→ **Given task**
Begin with the first line below and retype each line exactly through the line containing "const up = s". Any pictures are to be left out.

→ **Available data**
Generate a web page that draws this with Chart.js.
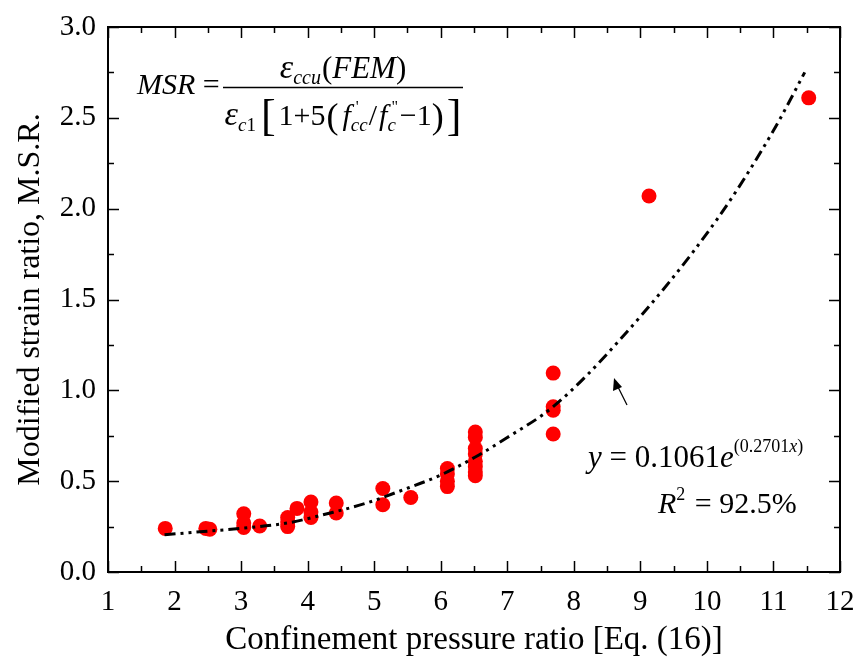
<!DOCTYPE html>
<html>
<head>
<meta charset="utf-8">
<script src="https://cdn.jsdelivr.net/npm/chart.js@4.4.1/dist/chart.umd.min.js"></script>
<style>
  html, body { margin: 0; padding: 0; background: #fff; }
  #wrap { width: 853px; height: 660px; }
</style>
</head>
<body>
<div id="wrap"><canvas id="chart" width="853" height="660"></canvas></div>
<script>
// MSR vs confinement pressure ratio, with fitted exponential trend

// FEM results
const pressureRatio = [1.86, 2.47, 2.53, 3.04, 3.04, 3.04, 3.28, 3.70, 3.70, 3.70, 3.84,
  4.05, 4.05, 4.05, 4.43, 4.43, 5.13, 5.13, 5.55, 6.10, 6.10, 6.10, 6.10,
  6.52, 6.52, 6.52, 6.52, 6.52, 6.52, 6.52, 6.52, 7.69, 7.69, 7.69, 7.69, 9.13, 11.53];
const strainRatio = [0.24, 0.24, 0.235, 0.32, 0.27, 0.245, 0.253, 0.30, 0.275, 0.25, 0.35,
  0.385, 0.33, 0.30, 0.38, 0.325, 0.46, 0.37, 0.41, 0.57, 0.54, 0.50, 0.47,
  0.77, 0.74, 0.68, 0.65, 0.61, 0.58, 0.55, 0.53, 1.095, 0.91, 0.89, 0.76, 2.07, 2.61];

// trend line as drawn
const fitX = [1.85, 2.5, 3.0, 3.7, 4.34, 4.89, 5.39, 6.0, 6.52, 7.0, 7.69, 8.69, 10.15, 11.0, 11.47];
const fitY = [0.205, 0.225, 0.24, 0.27, 0.325, 0.38, 0.446, 0.534, 0.633, 0.74, 0.91, 1.277, 1.94, 2.43, 2.75];

const xTicks = [1, 2, 3, 4, 5, 6, 7, 8, 9, 10, 11, 12];
const yTicks = ['0.0', '0.5', '1.0', '1.5', '2.0', '2.5', '3.0'];

const SERIF = '"Liberation Serif", "Times New Roman", serif';
const it = s => `italic ${s}px ${SERIF}`;
const up = s => `${s}px ${SERIF}`;

function runsWidth(ctx, runs) {
  let w = 0;
  runs.forEach(r => { ctx.font = r.f; if (!r.stay) w += ctx.measureText(r.t).width + (r.gap || 0); });
  return w;
}

function drawRuns(ctx, runs, x, base) {
  runs.forEach(r => {
    ctx.font = r.f;
    ctx.fillText(r.t, x + (r.dx || 0), base + (r.dy || 0));
    if (!r.stay) x += ctx.measureText(r.t).width + (r.gap || 0);
  });
}

const frameAndText = {
  id: 'frameAndText',
  afterDatasetsDraw(chart) {
    const { ctx, chartArea: a, scales: { x, y } } = chart;
    ctx.save();
    ctx.strokeStyle = '#000';
    ctx.lineWidth = 2;
    ctx.strokeRect(a.left, a.top, a.right - a.left, a.bottom - a.top);

    // inward ticks on all four sides
    ctx.lineWidth = 1.5;
    ctx.beginPath();
    for (let v = 1; v <= 12; v += 0.5) {
      const px = Math.round(x.getPixelForValue(v)) + 0.5;
      const len = Number.isInteger(v) ? 11 : 6;
      ctx.moveTo(px, a.bottom); ctx.lineTo(px, a.bottom - len);
      ctx.moveTo(px, a.top); ctx.lineTo(px, a.top + len);
    }
    for (let v = 0; v <= 3; v += 0.25) {
      const py = Math.round(y.getPixelForValue(v)) + 0.5;
      const len = (v * 2) % 1 === 0 ? 11 : 6;
      ctx.moveTo(a.left, py); ctx.lineTo(a.left + len, py);
      ctx.moveTo(a.right, py); ctx.lineTo(a.right - len, py);
    }
    ctx.stroke();

    ctx.fillStyle = '#000';
    ctx.textBaseline = 'alphabetic';
    ctx.textAlign = 'left';

    // MSR definition
    drawRuns(ctx, [
      { t: 'MSR', f: it(30) },
      { t: ' = ', f: up(30) }
    ], 137, 94);

    const num = [
      { t: 'ε', f: it(34) },
      { t: 'ccu', f: it(20), dy: 6, gap: 1 },
      { t: '(', f: up(31) },
      { t: 'FEM', f: it(31) },
      { t: ')', f: up(31) }
    ];
    const den = [
      { t: 'ε', f: it(34) },
      { t: 'c', f: it(19), dy: 6 },
      { t: '1', f: up(19), dy: 6, gap: 5 },
      { t: '[', f: up(44), dy: 5, gap: 3 },
      { t: '1+5', f: up(30), gap: 1 },
      { t: '(', f: up(36), dy: 3, gap: 4 },
      { t: 'f', f: it(30) },
      { t: '\'', f: up(16), dx: 5, dy: -13, stay: true },
      { t: 'cc', f: it(19), dy: 6, gap: 1 },
      { t: '/', f: up(30), gap: 2 },
      { t: 'f', f: it(30) },
      { t: '"', f: up(16), dx: 4, dy: -13, stay: true },
      { t: 'c', f: it(19), dy: 6, gap: 4 },
      { t: '−1', f: up(30) },
      { t: ')', f: up(36), dy: 3, gap: 3 },
      { t: ']', f: up(44), dy: 5 }
    ];
    const cx = 343;
    drawRuns(ctx, num, cx - runsWidth(ctx, num) / 2, 78);
    drawRuns(ctx, den, cx - runsWidth(ctx, den) / 2, 125);
    ctx.lineWidth = 1.3;
    ctx.beginPath();
    ctx.moveTo(223, 87.5); ctx.lineTo(463, 87.5);
    ctx.stroke();

    // fitted equation
    drawRuns(ctx, [
      { t: 'y', f: it(31) },
      { t: ' = 0.1061', f: up(31) },
      { t: 'e', f: it(31) },
      { t: '(0.2701', f: up(18), dy: -15 },
      { t: 'x', f: it(18), dy: -15 },
      { t: ')', f: up(18), dy: -15 }
    ], 588, 467);
    drawRuns(ctx, [
      { t: 'R', f: it(30) },
      { t: '2', f: up(18), dy: -13, gap: 2 },
      { t: ' = 92.5%', f: up(30) }
    ], 658, 513);

    // arrow to the curve
    ctx.lineWidth = 1.3;
    ctx.beginPath();
    ctx.moveTo(627, 405); ctx.lineTo(617, 385);
    ctx.stroke();
    ctx.beginPath();
    ctx.moveTo(614, 378); ctx.lineTo(613, 391); ctx.lineTo(622, 387);
    ctx.closePath();
    ctx.fill();
    ctx.restore();
  }
};

new Chart(document.getElementById('chart'), {
  type: 'scatter',
  data: {
    datasets: [{
      label: 'Fit',
      data: fitX.map((v, i) => ({ x: v, y: fitY[i] })),
      showLine: true,
      borderColor: '#000',
      borderWidth: 3,
      borderDash: [11, 5, 3, 5, 3, 5],
      pointRadius: 0,
      cubicInterpolationMode: 'monotone',
      order: 1
    }, {
      label: 'FEM',
      data: pressureRatio.map((v, i) => ({ x: v, y: strainRatio[i] })),
      backgroundColor: '#ff0000',
      borderColor: '#ff0000',
      pointRadius: 7.5,
      borderWidth: 0,
      order: 2
    }]
  },
  options: {
    responsive: false,
    animation: false,
    layout: { padding: { top: 27, right: 13, left: 0, bottom: 0 } },
    plugins: { legend: { display: false }, tooltip: { enabled: false } },
    scales: {
      x: {
        type: 'linear', min: 1, max: 12,
        afterFit: s => { s.height = 88; s.paddingLeft = 0; s.paddingRight = 0; },
        afterBuildTicks: s => { s.ticks = xTicks.map(v => ({ value: v })); },
        grid: { display: false, drawTicks: false },
        border: { display: false },
        ticks: { color: '#000', padding: 13, font: { family: SERIF, size: 29 }, maxRotation: 0 },
        title: { display: true, text: 'Confinement pressure ratio [Eq. (16)]', color: '#000',
          font: { family: SERIF, size: 33 }, padding: { top: 0, bottom: 0 } }
      },
      y: {
        type: 'linear', min: 0, max: 3,
        afterFit: s => { s.width = 108; s.paddingTop = 0; s.paddingBottom = 0; },
        afterBuildTicks: s => { s.ticks = yTicks.map(v => ({ value: parseFloat(v) })); },
        grid: { display: false, drawTicks: false },
        border: { display: false },
        ticks: { color: '#000', padding: 12, font: { family: SERIF, size: 29 },
          callback: v => v.toFixed(1) },
        title: { display: true, text: 'Modified strain ratio, M.S.R.', color: '#000',
          font: { family: SERIF, size: 32 }, padding: { top: 11, bottom: 0 } }
      }
    }
  },
  plugins: [frameAndText]
});
</script>
</body>
</html>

→ **Output below**
Generate a web page that draws this with Chart.js.
<!DOCTYPE html>
<html>
<head>
<meta charset="utf-8">
<script src="https://cdn.jsdelivr.net/npm/chart.js@4.4.1/dist/chart.umd.min.js"></script>
<style>
  html, body { margin: 0; padding: 0; background: #fff; }
  #wrap { width: 853px; height: 660px; }
</style>
</head>
<body>
<div id="wrap"><canvas id="chart" width="853" height="660"></canvas></div>
<script>
// MSR vs confinement pressure ratio, with fitted exponential trend

// FEM results
const pressureRatio = [1.86, 2.47, 2.53, 3.04, 3.04, 3.04, 3.28, 3.70, 3.70, 3.70, 3.84,
  4.05, 4.05, 4.05, 4.43, 4.43, 5.13, 5.13, 5.55, 6.10, 6.10, 6.10, 6.10,
  6.52, 6.52, 6.52, 6.52, 6.52, 6.52, 6.52, 6.52, 7.69, 7.69, 7.69, 7.69, 9.13, 11.53];
const strainRatio = [0.24, 0.24, 0.235, 0.32, 0.27, 0.245, 0.253, 0.30, 0.275, 0.25, 0.35,
  0.385, 0.33, 0.30, 0.38, 0.325, 0.46, 0.37, 0.41, 0.57, 0.54, 0.50, 0.47,
  0.77, 0.74, 0.68, 0.65, 0.61, 0.58, 0.55, 0.53, 1.095, 0.91, 0.89, 0.76, 2.07, 2.61];

// trend line as drawn
const fitX = [1.85, 2.5, 3.0, 3.7, 4.34, 4.89, 5.39, 6.0, 6.52, 7.0, 7.69, 8.69, 10.15, 11.0, 11.47];
const fitY = [0.205, 0.225, 0.24, 0.27, 0.325, 0.38, 0.446, 0.534, 0.633, 0.74, 0.91, 1.277, 1.94, 2.43, 2.75];

const xTicks = [1, 2, 3, 4, 5, 6, 7, 8, 9, 10, 11, 12];
const yTicks = ['0.0', '0.5', '1.0', '1.5', '2.0', '2.5', '3.0'];

const SERIF = '"Liberation Serif", "Times New Roman", serif';
const it = s => `italic ${s}px ${SERIF}`;
const up = s => `${s}px ${SERIF}`;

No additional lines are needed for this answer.